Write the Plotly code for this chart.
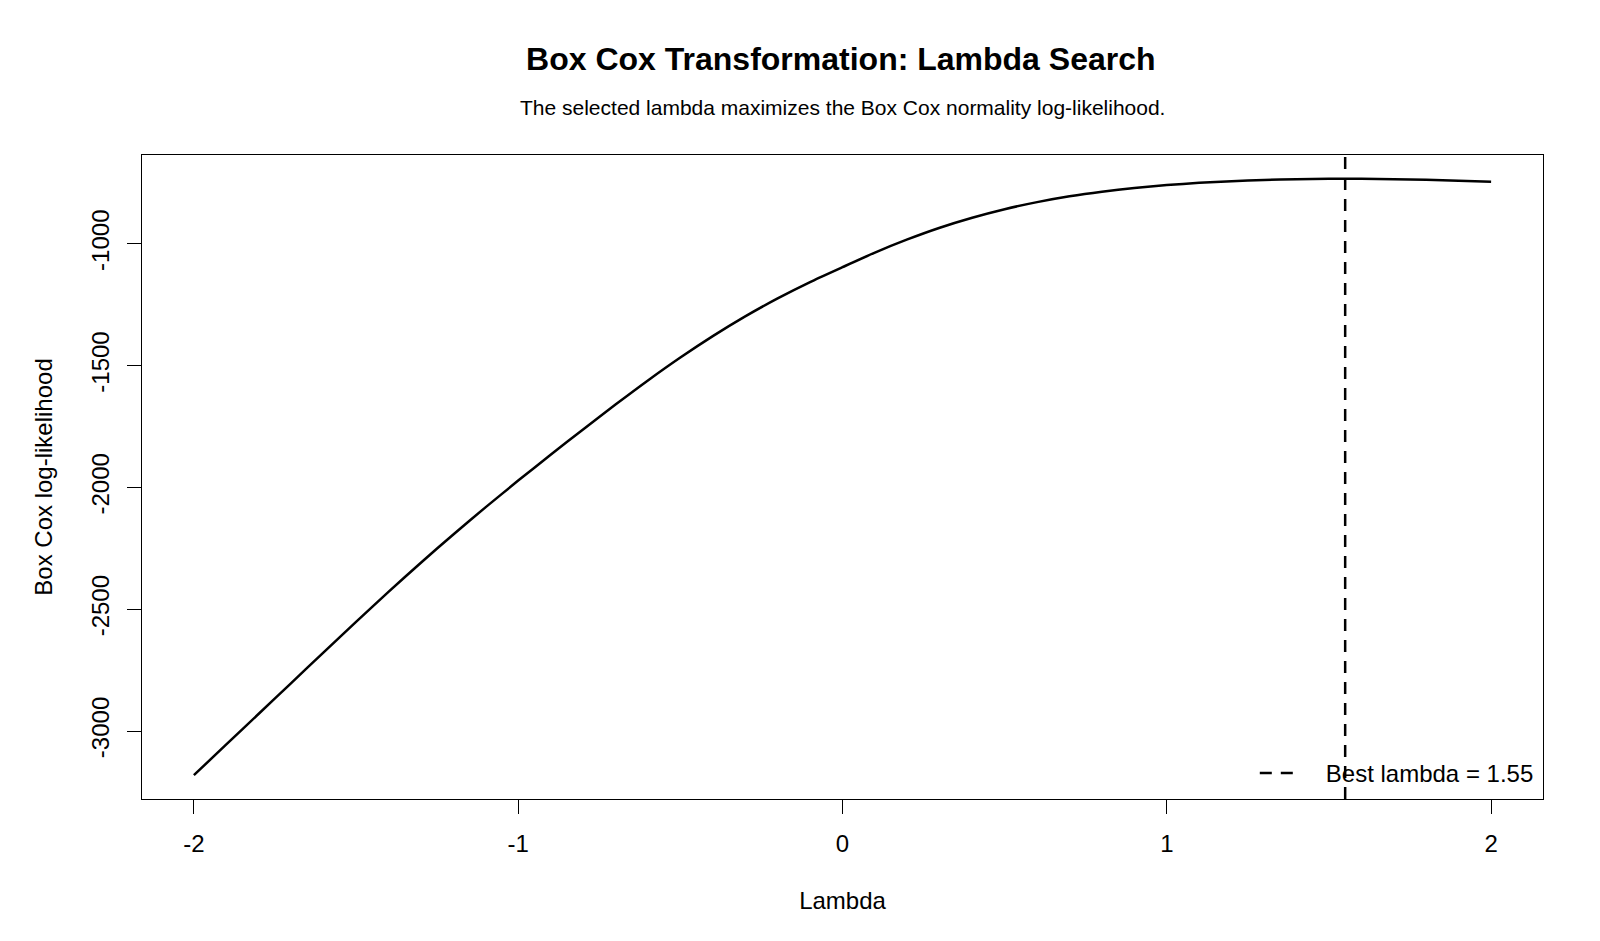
import plotly.graph_objects as go

# Box-Cox log-likelihood profile
lambdas = [-2.0, -1.9, -1.8, -1.7, -1.6, -1.5, -1.4, -1.3, -1.2, -1.1, -1.0,
           -0.9, -0.8, -0.7, -0.6, -0.5, -0.4, -0.3, -0.2, -0.1, 0.0,
           0.1, 0.2, 0.3, 0.4, 0.5, 0.6, 0.7, 0.8, 0.9, 1.0,
           1.1, 1.2, 1.3, 1.4, 1.5, 1.6, 1.7, 1.8, 1.9, 2.0]
loglik = [-3181, -3055, -2929, -2803, -2677, -2552, -2429, -2309, -2193, -2081, -1972,
          -1866, -1762, -1660, -1561, -1467, -1379, -1298, -1224, -1157, -1096,
          -1036, -982, -934, -893, -858, -829, -805, -786, -771, -759,
          -750, -743, -738, -735, -733.5, -733.5, -735, -737.5, -741, -745]
best_lambda = 1.55

x_ticks = [-2, -1, 0, 1, 2]
y_ticks = [-3000, -2500, -2000, -1500, -1000]

FONT = "Liberation Sans, Arial, sans-serif"

# R-style 4% axis extension
xmin, xmax = min(lambdas), max(lambdas)
ymin, ymax = min(loglik), max(loglik)
xpad = 0.04 * (xmax - xmin)
ypad = 0.04 * (ymax - ymin)

fig = go.Figure()
fig.add_trace(go.Scatter(
    x=lambdas, y=loglik, mode="lines", line_shape="spline",
    line=dict(color="black", width=2.5, smoothing=0.6),
    showlegend=False, hoverinfo="x+y",
))

fig.add_shape(
    type="line", xref="x", yref="paper",
    x0=best_lambda, x1=best_lambda, y0=0, y1=1,
    line=dict(color="black", width=2.5, dash="12px,9px"),
    showlegend=True,
    name="\u00a0\u00a0\u00a0" + f"Best lambda = {best_lambda:.2f}",
)

fig.update_layout(
    width=1600, height=941,
    paper_bgcolor="white", plot_bgcolor="white",
    margin=dict(l=142, r=57, t=155, b=142, autoexpand=False),
    font=dict(family=FONT, size=24, color="black"),
    title=dict(
        text="<b>Box Cox Transformation: Lambda Search</b>",
        x=0.5255, xanchor="center", xref="container",
        y=1 - 59 / 941, yanchor="middle", yref="container",
        font=dict(family=FONT, size=32, color="black"),
    ),
    showlegend=True,
    legend=dict(
        x=0.997, xanchor="right", y=0.005, yanchor="bottom",
        bgcolor="rgba(0,0,0,0)", borderwidth=0, itemwidth=41,
        font=dict(family=FONT, size=24, color="black"),
    ),
    annotations=[dict(
        text="The selected lambda maximizes the Box Cox normality log-likelihood.",
        xref="paper", yref="paper", x=0.5, y=1 + (155 - 107) / 644,
        xanchor="center", yanchor="middle", showarrow=False,
        font=dict(family=FONT, size=21, color="black"),
    )],
)

fig.update_xaxes(
    range=[xmin - xpad, xmax + xpad],
    tickvals=x_ticks, ticktext=[str(v) for v in x_ticks],
    ticks="outside", ticklen=14, tickwidth=1, tickcolor="black",
    ticklabelstandoff=9,
    showline=True, linecolor="black", linewidth=1, mirror=True,
    showgrid=False, zeroline=False,
    title=dict(text="Lambda", standoff=36, font=dict(size=24)),
    tickfont=dict(size=24),
)
fig.update_yaxes(
    range=[ymin - ypad, ymax + ypad],
    tickvals=y_ticks, ticktext=[str(v) for v in y_ticks],
    tickangle=-90,
    ticks="outside", ticklen=14, tickwidth=1, tickcolor="black",
    ticklabelstandoff=8,
    showline=True, linecolor="black", linewidth=1, mirror=True,
    showgrid=False, zeroline=False,
    title=dict(text="Box Cox log-likelihood", standoff=28, font=dict(size=24)),
    tickfont=dict(size=24),
)

fig.write_html("out.html")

━━━━

Repeat the listing above exactly from its first line to the line containing "import plotly.graph_objects as go", both included, and omit the pictures.

Write the Plotly code for this chart.
import plotly.graph_objects as go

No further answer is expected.